> _Given problem_:
Take each line containing the word "with" and copy it.

[start]

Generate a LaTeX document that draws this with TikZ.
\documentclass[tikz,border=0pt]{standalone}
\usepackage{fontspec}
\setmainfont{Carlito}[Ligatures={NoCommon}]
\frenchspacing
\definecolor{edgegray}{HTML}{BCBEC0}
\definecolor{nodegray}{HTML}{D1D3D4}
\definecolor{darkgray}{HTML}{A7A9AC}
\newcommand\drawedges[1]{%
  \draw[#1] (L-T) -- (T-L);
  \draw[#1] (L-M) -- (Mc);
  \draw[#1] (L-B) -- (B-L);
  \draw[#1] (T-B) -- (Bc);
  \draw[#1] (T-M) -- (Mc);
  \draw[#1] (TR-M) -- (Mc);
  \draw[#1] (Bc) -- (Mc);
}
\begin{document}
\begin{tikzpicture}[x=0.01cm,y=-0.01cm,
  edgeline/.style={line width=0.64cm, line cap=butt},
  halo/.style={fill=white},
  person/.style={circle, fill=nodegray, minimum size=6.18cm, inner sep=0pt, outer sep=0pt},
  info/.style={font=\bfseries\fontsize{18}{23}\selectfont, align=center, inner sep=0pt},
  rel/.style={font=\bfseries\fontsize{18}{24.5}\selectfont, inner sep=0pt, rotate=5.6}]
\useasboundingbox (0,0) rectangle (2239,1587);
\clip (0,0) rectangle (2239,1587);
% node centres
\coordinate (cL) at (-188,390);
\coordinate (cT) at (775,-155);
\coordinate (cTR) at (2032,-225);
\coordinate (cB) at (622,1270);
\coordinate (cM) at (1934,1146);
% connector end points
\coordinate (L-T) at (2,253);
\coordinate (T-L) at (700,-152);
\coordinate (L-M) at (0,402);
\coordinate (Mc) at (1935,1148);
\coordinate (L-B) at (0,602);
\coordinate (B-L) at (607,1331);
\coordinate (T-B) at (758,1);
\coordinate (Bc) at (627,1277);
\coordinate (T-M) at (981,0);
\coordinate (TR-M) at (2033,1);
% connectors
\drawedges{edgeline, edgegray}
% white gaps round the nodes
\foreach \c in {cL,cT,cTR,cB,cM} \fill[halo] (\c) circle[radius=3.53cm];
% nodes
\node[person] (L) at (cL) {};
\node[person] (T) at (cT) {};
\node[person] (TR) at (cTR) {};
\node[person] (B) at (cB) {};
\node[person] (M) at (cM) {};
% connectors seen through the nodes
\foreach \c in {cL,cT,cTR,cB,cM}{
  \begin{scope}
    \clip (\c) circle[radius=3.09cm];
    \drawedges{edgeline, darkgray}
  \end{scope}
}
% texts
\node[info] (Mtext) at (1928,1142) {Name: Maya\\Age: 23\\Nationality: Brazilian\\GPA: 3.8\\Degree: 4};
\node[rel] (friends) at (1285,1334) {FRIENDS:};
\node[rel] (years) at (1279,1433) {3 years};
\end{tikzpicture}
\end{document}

[end]
[start]

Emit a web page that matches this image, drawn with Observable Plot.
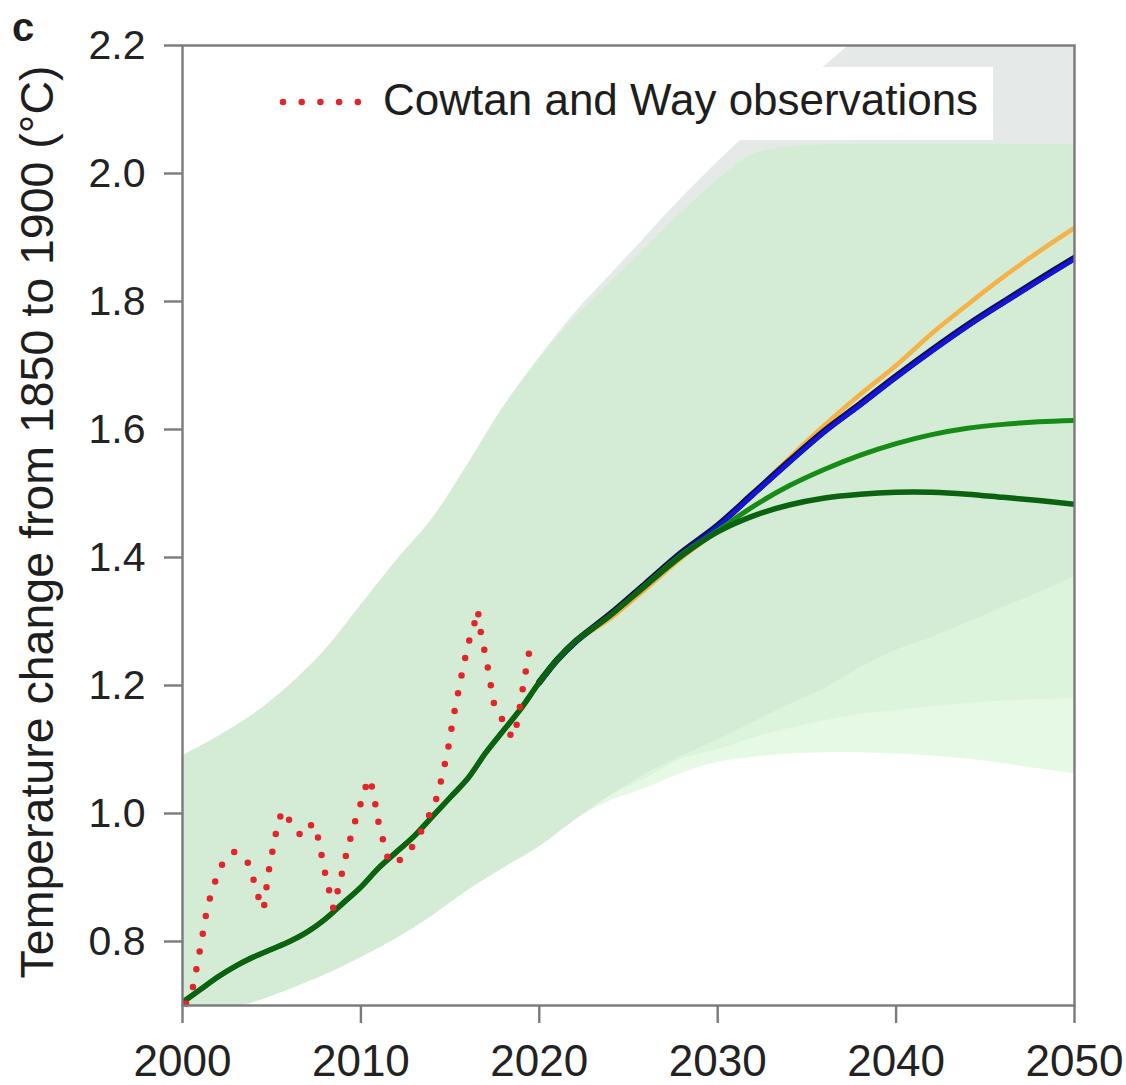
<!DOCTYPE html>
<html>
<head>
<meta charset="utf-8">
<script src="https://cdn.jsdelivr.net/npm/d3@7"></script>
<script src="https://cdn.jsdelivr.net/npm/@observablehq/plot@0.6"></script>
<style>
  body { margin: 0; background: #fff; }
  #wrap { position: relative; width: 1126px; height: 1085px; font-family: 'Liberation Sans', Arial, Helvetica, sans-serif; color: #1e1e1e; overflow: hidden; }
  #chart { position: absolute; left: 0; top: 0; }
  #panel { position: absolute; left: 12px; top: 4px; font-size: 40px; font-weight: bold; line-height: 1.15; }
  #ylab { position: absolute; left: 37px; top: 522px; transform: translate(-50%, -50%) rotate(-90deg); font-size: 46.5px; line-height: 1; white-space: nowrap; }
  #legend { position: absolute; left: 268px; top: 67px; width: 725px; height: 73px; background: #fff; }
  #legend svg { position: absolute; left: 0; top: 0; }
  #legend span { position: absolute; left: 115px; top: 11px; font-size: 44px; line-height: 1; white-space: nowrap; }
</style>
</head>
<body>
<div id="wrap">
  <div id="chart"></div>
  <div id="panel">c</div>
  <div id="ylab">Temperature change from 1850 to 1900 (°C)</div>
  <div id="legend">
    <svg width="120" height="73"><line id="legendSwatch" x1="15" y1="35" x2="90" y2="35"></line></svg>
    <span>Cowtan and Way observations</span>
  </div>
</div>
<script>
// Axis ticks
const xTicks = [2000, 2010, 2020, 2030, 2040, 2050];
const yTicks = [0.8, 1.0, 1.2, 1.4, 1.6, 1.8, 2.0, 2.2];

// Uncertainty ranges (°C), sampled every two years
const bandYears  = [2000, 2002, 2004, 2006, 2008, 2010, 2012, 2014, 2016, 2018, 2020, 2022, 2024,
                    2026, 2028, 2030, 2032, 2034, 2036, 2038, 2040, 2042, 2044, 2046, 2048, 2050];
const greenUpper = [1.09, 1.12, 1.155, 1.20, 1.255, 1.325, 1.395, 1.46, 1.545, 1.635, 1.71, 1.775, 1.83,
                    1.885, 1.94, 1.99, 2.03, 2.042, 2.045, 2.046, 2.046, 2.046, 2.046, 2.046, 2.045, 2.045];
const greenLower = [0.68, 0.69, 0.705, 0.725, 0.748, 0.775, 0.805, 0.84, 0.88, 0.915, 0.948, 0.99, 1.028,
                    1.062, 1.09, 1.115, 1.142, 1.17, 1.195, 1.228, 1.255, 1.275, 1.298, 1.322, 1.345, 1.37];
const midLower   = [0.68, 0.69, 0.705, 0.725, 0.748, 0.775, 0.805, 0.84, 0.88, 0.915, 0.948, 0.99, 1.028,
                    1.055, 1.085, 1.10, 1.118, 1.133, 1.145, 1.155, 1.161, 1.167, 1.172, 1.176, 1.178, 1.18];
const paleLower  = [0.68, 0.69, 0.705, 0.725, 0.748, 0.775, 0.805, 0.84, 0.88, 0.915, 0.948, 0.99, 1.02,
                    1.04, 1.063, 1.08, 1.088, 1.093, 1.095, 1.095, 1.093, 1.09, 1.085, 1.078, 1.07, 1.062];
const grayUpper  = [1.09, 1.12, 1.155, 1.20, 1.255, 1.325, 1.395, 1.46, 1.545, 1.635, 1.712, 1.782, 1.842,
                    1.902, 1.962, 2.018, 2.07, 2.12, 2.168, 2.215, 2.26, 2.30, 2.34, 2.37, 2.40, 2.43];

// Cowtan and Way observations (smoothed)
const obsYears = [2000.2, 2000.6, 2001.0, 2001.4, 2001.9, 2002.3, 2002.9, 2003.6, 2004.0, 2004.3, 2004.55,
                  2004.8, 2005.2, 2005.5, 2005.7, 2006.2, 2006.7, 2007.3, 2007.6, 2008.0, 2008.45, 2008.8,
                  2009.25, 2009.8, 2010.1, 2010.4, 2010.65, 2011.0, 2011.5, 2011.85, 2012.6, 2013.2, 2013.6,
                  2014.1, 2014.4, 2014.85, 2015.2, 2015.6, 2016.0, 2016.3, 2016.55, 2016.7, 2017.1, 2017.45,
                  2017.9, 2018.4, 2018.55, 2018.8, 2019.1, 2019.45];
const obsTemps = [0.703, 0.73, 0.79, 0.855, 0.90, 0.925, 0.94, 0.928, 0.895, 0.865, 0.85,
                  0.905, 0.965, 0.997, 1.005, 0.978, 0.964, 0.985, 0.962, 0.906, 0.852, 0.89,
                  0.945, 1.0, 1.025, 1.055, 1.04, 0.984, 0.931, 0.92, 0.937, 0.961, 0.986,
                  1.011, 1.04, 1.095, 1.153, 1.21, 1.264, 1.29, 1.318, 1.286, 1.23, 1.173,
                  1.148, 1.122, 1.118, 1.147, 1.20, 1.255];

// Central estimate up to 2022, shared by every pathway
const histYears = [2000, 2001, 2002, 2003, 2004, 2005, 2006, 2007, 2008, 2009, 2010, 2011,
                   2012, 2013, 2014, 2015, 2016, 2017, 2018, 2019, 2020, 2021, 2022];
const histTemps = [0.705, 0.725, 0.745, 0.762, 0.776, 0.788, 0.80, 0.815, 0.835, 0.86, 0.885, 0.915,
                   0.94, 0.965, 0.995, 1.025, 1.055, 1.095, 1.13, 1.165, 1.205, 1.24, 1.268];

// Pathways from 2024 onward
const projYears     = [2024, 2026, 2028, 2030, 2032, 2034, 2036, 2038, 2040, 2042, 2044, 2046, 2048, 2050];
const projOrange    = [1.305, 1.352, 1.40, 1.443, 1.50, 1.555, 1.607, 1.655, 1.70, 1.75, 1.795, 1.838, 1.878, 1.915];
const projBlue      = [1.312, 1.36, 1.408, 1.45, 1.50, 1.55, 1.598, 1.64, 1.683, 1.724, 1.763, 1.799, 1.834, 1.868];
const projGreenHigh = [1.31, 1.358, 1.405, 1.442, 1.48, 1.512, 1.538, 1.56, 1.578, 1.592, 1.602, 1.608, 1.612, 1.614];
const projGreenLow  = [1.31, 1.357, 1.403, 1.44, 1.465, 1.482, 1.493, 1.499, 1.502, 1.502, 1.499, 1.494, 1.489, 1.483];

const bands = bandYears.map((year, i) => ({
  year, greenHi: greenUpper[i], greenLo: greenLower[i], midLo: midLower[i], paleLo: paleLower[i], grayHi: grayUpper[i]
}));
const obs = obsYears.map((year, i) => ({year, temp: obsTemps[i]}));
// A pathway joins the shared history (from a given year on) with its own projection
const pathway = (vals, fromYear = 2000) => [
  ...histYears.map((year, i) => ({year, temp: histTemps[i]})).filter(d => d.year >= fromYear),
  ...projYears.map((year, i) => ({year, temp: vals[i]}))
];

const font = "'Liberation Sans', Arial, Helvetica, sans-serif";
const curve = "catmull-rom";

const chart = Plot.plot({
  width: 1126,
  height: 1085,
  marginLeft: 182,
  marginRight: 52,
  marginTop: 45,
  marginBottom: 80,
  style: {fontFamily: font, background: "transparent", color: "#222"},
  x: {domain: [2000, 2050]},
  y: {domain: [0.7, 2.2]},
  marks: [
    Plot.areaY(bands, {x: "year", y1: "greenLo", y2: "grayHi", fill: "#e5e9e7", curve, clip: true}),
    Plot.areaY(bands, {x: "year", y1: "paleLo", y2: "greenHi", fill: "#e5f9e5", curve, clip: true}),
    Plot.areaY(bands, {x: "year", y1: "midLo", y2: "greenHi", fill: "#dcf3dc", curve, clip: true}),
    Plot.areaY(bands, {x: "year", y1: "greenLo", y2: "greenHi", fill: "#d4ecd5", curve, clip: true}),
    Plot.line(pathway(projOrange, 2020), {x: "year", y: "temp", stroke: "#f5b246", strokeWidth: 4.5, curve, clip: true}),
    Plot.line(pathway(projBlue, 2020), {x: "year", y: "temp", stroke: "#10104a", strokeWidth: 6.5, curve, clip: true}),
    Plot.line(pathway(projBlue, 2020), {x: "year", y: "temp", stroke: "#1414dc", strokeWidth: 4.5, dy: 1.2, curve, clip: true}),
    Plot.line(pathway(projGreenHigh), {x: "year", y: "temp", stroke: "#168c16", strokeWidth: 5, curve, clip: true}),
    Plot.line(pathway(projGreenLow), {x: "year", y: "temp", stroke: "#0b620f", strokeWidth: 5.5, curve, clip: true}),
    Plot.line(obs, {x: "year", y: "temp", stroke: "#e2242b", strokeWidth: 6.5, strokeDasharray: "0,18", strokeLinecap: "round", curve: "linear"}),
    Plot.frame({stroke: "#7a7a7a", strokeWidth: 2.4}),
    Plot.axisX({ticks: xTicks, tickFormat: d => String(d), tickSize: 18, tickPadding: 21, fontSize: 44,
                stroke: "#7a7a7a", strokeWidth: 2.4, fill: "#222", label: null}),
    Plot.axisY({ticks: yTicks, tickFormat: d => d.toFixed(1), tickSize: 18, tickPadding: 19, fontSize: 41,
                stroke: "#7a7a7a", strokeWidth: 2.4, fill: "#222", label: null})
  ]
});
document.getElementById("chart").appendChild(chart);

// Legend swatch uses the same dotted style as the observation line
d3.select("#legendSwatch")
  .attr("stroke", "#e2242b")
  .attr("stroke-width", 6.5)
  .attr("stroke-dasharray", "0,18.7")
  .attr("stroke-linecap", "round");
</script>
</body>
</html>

[end]

> _Correct output_:
Generate a LaTeX document that draws this with TikZ.
Emit a web page that matches this image, drawn with Observable Plot.
// A pathway joins the shared history (from a given year on) with its own projection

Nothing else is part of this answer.